Following the events of "House of M", almost all of the institute's students lose their powers, which leads to the dissolution of the school's training squads. Indra is one of twenty-seven students to retain their mutant abilities. He participates in Emma Frost's battle to determine who will train to join the X-Men. Later, forty-two of Indra's former classmates die when their bus is attacked by William Stryker, an anti-mutant crusader. After returning home, Indra discovers that he is the youngest surviving mutant at the Xavier Institute and most likely to be targeted.

Indra knocks out a group of H.A.M.M.E.R. agents in self-defense, violating the most important tenet of his Jain faith—absolute nonviolence. Attempting to access his powers causes him great pain, which Indra believes is divine punishment for betraying his beliefs. Rogue attempts to counsel him, suggesting that his inability to access his powers is psychosomatic. Rogue confronts him with the fact that he chose the codename Indra, the Hindu god of war, despite his pacifistic beliefs, and states that she believes he did so out of belief in his own potential. She further states that rather than embrace that potential, he is choosing to back away from it. This causes Indra to lose control before his powers resurface.

Following the events of "X-Men: Second Coming", Rogue and Magneto bring Indra, Anole, and Loa to Indra's home in Mumbai to visit his family. Unknown to anyone at the time, Indra's parents plan for him to take his comatose brother's place in an arranged marriage. The X-Men and students visit a local market where strange storms had been placing people. During one such storm, the mutants encounter a young girl who tells them that her name is Luisa and that she is a mutant with the ability to paint with light. They do not have time to question Luisa before Sentinels arrive to capture her. Anole and Loa manage to finish the Sentinels off, and the X-Men take Luisa back to Indra's family home.
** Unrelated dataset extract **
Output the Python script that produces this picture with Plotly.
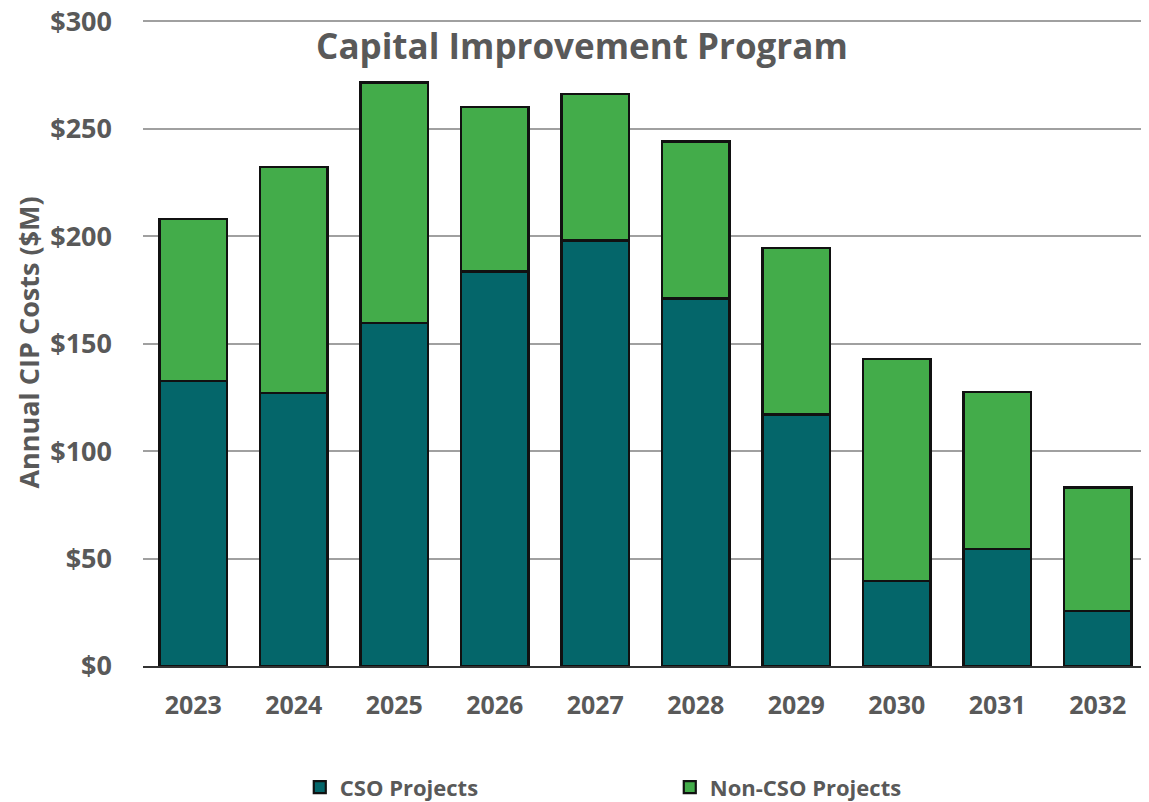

After being questioned by Magneto, Luisa reveals that her name was really Luz, she is not a mutant, and she is from Quitado; a high-tech floating city where she was a student meant to be a part of a device called Angelfire. At that moment, the Children of the Vault attack Indra's family home. Indra is attacked by a member of the Children of the Vault, who enters his body and causes him severe pain. After Luz gives herself up, the Children of the Vault take Rogue and Magneto back to Quitado. Indra plans on going after them but his father demands that he stay and marry instead. Indra then asks for Vaipala to marry him that day, to which she agrees so he can rescue his friends. During the ceremony, Vaipala reveals that she is actually Luz, having switched places with her during the attack. Returning home, Indra turns his back on his family and religion, believing that the path of non-violence is not the way of fighting against evil.

==Powers and abilities==
Indra possesses retractable armored plates that he uses to cover himself in protective armor. Though he religiously believes in absolute non-violence, he is later forced to act in self-defense and attack a corrupt military officer, resulting in an internal struggle that causes him to lose access to his powers. When trying to access his armor plating, he experiences great pain and believes this to be a punishment from the Yakshas for his transgression. After receiving mentoring from Rogue, Indra's powers return significantly changed and stronger than before, allowing him to manifest a full suit of armor and psionic weaponry.

==Reception==
Indra was highlighted as underrated by WhatCulture and forgotten by CBR multiple times.